This post is really a reply to PatrikD’s comments on my last post about the SNP-based phylogeny of E. coli, showing the close relationship between the outbreak EAEC O104:H4 strain and the finished genome sequence of Ec55989 (well, chromosome). I can’t post much in a comment reply so it requires a new post.
Since I’m looking for SNPs that agree between the three assemblies, I’m not too worried about remaining sequencing errors. Given how closely these strains were sampled, I’m not interested in any minor differences between them, but more in the difference between 55989 and the three outbreak strains.
Now, I think the best way to do that at this point would be to use the SNP calls from HiSeq reads of TY2482. I get 1781 high quality SNP calls compared to Ec55989, see table here (using bwa & samtools to map reads and call SNPs). Most of these are in prophage regions (annotated in this artemis-readable file and flagged in the SNP table in the ‘mobile’ column); excluding these there are 564 probable SNPs (SNP table, artemis-readable file).
This is their distribution (dark blue = phage regions and IS elements; red = SNP calls overlapping with these mobile regions; green = 564 SNP calls not in these regions; inner ring=GC content):
Of the 1230 SNPs in mobile regions (i.e. subject to horizontal transfer or homologous recombination with typically horizontally transferred genes), there are 713 non-synonymous mutations (i.e. changes the encoded amino acid) and 424 synonymous changes (i.e. silient mutations, not affecting the encoded amino acid sequence)…while it is dodgy to do dN/dS on this kind of intraspecies data, it would be ~0.5, consistent with purifying selection.
For the 564 SNPs in non-mobile regions of the genome (i.e. not subject to horizontal transfer or homologous recombination with typically transferred genes), 284 are non-synonymous and 145 synonymous (dN/dS~0.6).

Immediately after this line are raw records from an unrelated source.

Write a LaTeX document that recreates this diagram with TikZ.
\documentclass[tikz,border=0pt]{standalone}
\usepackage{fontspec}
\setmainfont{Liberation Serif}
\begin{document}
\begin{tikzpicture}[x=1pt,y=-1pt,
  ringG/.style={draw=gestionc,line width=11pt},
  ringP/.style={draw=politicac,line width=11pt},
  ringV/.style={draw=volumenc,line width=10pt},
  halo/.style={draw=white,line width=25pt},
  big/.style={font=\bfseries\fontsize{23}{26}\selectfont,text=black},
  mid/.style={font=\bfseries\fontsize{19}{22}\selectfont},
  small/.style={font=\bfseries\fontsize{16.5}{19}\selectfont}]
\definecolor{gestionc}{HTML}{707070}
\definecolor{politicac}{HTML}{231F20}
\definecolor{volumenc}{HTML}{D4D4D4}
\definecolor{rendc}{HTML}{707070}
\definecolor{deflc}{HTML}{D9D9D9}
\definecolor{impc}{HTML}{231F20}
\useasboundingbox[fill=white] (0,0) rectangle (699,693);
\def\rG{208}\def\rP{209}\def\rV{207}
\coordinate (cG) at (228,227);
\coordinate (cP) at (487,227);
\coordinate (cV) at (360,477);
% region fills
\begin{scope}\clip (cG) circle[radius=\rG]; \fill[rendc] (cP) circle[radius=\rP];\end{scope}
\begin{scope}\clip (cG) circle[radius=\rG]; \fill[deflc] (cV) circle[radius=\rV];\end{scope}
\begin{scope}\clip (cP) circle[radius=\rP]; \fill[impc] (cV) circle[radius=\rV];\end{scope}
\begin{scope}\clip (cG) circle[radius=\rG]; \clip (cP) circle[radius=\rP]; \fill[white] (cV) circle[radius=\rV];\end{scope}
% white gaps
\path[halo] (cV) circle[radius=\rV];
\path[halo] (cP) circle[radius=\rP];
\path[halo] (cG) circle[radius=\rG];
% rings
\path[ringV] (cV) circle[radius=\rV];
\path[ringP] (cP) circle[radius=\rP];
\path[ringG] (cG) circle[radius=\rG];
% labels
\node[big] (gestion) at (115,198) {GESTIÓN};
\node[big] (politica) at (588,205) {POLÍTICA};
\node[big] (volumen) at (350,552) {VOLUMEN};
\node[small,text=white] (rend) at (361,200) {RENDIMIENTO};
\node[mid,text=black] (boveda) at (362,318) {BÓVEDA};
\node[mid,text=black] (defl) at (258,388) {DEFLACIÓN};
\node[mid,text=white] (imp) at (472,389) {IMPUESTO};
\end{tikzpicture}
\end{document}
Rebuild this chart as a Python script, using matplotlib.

Again it’s tempting to call this purifying selection, as it looks like mutations affecting protein function are being selectively removed, relative to those silent mutations. Also, 136 SNPs (24%) were in intergenic regions. Since only 13% of the chromosome is non-coding, this suggests that mutations in non-coding regions are better tolerated than those in coding sequences, again consistent with purifying selection against mutations affecting protein function.
There are 4,762 genes annotated in Ec55989, and only 564 SNPs…so the majority of genes don’t have any point mutations (although I haven’t looked at insertion/deletions yet, only subsitution mutations where one DNA base is exhanged for another). But do any genes have a high number of changes?
The answer is yes, but these mostly look like recombination events:
ibrA, an immunoglobulin-binding regulator, has 20 SNPs, mainly in the C-terminal domain. It’s quite likely this is a recombination event rather than diversifying selection, but deserves a closer look. A neighbouring gene, EC55989_3315 (conserved hypothetical) also has 18 SNPs, so recombination is a likely culprit.
The Ag43 gene, EC55989_3357, has 17 SNP calls, however we know from the assemblies that the outbreak strain has acquired divergent copies of Ag43 genes [see posts on analysis of integrated sequence, and biofilm genes], so these SNP calls probably reflect the differences between two distinct copies of Ag43 genes rather than point mutations acquired in the EC55989_3357 gene itself.
There are 6 SNPs in EC55989_4669, an Iha adhesin receptor. This could be real, or could be a divergent copy acquired by the outbreak strain.
Hypothetical proteins EC55989_3283, EC55989_3284, EC55989_3293, EC55989_3355, EC55989_4845, EC55989_4890, EC55989_4891, EC55989_4896, EC55989_4897 each have 3-4 SNPs. These are probably phage remnants or similar to phage genes, but some followup analysis could confirm this. There are 7 SNPs in shiA, a fragment of a gene similar to a shigella SHI-2 pathogenicity island gene. EC55989_4671 is an IS element that slipped through my filter, and contains 5 SNP calls.